Records with drawing code:
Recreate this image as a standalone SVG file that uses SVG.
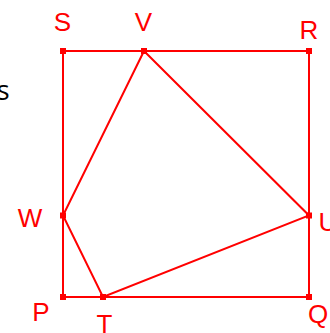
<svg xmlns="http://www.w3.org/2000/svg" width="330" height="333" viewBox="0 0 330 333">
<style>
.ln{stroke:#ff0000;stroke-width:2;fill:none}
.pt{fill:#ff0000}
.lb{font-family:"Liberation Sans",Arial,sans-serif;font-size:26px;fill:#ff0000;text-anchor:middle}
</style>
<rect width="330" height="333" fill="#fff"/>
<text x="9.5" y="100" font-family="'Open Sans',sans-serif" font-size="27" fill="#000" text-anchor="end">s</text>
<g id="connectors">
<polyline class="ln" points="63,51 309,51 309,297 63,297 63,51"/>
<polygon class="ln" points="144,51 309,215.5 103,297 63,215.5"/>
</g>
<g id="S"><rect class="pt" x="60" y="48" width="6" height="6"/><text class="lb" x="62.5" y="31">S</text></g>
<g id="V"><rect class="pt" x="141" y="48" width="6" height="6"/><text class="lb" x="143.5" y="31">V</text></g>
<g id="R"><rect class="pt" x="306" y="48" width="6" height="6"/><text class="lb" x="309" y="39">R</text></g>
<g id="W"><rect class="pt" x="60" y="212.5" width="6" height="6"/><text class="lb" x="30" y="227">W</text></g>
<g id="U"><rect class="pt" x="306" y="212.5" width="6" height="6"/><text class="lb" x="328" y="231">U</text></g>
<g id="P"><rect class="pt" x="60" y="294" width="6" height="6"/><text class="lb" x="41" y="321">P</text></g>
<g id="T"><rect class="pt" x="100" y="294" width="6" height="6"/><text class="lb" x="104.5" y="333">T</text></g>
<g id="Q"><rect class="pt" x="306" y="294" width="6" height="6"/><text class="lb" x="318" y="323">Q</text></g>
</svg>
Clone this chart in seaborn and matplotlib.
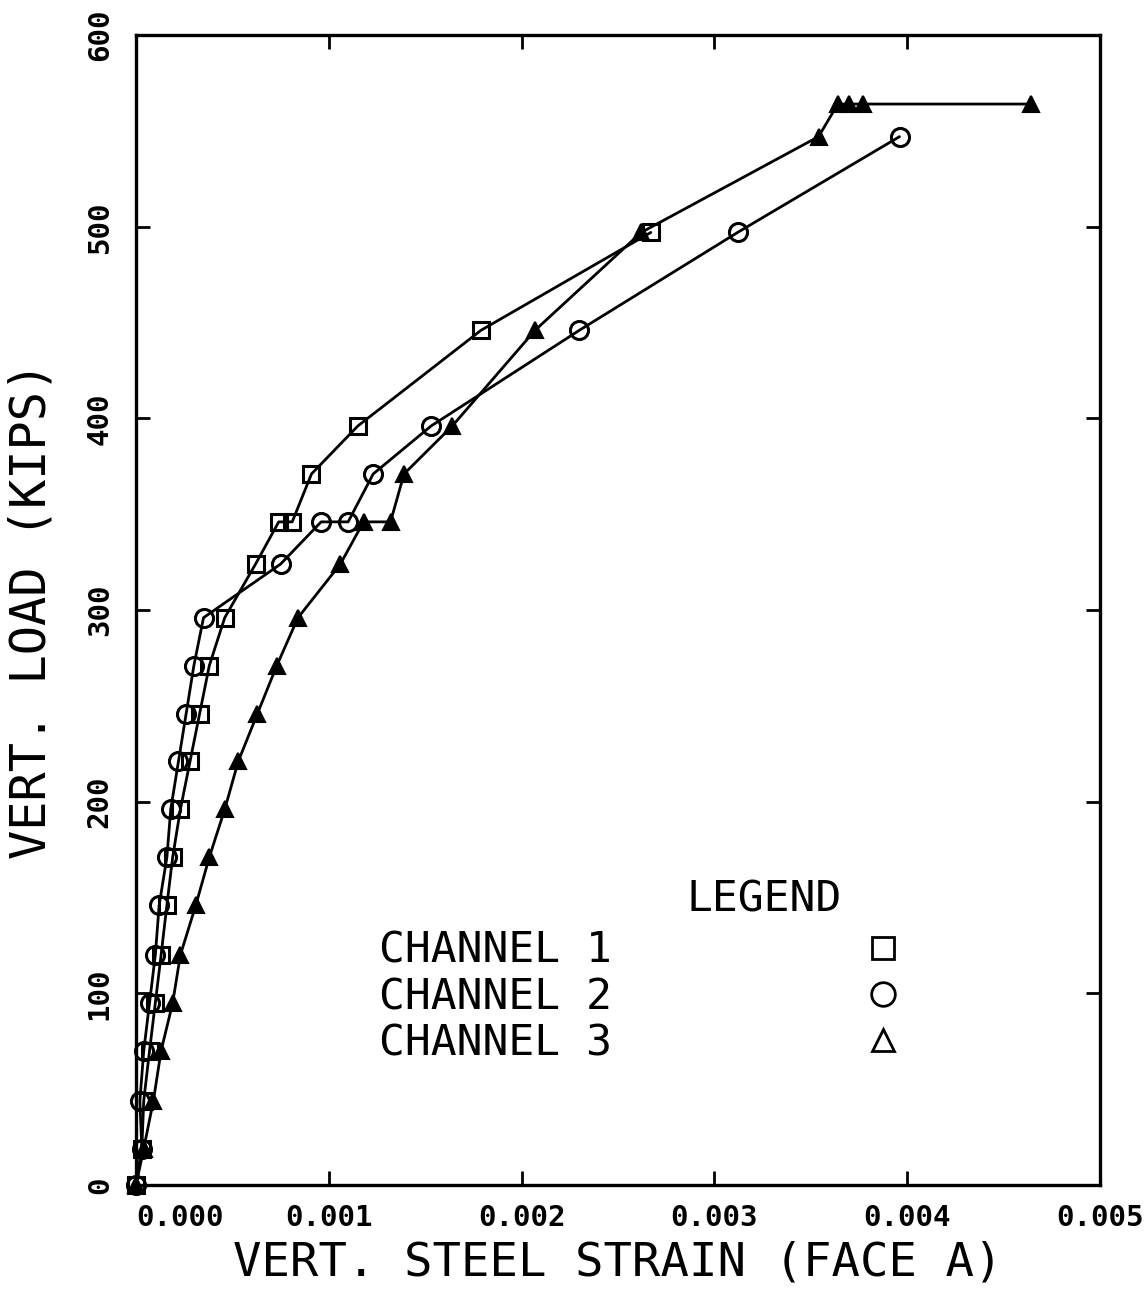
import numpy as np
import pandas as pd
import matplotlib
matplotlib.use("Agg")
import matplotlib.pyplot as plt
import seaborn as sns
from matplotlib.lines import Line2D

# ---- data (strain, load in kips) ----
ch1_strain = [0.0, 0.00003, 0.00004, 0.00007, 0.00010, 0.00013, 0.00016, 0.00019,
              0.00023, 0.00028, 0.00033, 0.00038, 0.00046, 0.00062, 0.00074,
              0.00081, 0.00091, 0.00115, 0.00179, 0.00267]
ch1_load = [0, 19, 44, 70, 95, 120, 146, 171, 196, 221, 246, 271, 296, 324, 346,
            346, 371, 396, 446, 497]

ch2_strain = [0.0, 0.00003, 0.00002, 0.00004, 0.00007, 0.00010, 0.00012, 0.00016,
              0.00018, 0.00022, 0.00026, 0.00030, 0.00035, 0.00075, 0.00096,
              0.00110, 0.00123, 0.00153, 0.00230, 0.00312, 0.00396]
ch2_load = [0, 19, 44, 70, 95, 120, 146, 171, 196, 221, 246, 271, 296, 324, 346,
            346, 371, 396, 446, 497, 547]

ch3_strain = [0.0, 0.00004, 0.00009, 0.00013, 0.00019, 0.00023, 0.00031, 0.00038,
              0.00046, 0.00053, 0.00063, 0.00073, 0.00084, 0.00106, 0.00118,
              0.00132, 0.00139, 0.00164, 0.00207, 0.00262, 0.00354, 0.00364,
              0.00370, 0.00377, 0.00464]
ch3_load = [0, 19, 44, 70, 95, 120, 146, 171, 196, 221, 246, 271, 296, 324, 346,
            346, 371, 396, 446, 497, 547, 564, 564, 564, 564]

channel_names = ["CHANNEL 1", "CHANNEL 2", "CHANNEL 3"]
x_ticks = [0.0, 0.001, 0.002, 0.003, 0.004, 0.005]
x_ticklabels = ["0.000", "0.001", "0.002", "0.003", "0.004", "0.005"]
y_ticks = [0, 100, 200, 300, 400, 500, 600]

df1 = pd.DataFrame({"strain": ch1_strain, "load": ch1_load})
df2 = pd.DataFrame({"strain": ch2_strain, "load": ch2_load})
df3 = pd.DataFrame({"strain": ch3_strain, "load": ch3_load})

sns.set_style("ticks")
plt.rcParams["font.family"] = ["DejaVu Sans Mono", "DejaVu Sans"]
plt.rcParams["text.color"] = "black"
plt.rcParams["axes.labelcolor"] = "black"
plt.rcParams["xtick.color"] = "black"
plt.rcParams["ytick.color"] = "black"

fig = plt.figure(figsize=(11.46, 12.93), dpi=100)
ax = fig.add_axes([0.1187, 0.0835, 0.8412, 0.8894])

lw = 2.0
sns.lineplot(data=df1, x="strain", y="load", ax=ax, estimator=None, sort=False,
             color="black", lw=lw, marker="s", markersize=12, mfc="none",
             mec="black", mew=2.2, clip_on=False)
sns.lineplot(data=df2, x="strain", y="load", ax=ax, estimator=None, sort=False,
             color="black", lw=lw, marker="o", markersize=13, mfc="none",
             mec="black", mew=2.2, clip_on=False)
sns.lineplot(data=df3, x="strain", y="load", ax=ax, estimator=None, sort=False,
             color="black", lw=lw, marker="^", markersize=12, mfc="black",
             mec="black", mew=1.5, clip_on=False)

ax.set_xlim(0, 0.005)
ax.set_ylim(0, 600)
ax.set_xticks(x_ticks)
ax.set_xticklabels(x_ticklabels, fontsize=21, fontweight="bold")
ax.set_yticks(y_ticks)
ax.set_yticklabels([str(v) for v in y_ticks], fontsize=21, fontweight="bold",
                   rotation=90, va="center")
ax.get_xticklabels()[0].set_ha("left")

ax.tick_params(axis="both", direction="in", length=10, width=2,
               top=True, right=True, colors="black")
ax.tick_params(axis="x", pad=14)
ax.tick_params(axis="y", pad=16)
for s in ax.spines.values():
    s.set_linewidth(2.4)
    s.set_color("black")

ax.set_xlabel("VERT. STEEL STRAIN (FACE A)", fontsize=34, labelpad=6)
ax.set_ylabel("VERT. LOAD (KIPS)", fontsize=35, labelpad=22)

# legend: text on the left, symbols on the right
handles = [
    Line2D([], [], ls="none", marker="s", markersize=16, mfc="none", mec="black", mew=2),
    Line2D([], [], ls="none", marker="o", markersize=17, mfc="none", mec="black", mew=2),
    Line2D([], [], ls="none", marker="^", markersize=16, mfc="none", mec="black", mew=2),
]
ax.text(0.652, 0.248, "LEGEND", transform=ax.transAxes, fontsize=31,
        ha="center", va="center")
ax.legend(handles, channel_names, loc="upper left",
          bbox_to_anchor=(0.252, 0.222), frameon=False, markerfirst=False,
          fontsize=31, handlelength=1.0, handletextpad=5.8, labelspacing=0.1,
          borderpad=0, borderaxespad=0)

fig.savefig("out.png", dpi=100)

WRITTEN INSTRUCTION: Leaving out the pictures, extract the stretch from the line holding "Clone this chart in seaborn and matplotlib." through the line holding "from matplotlib.lines import Line2D", word for word.

THE RESULT:
Clone this chart in seaborn and matplotlib.
import numpy as np
import pandas as pd
import matplotlib
matplotlib.use("Agg")
import matplotlib.pyplot as plt
import seaborn as sns
from matplotlib.lines import Line2D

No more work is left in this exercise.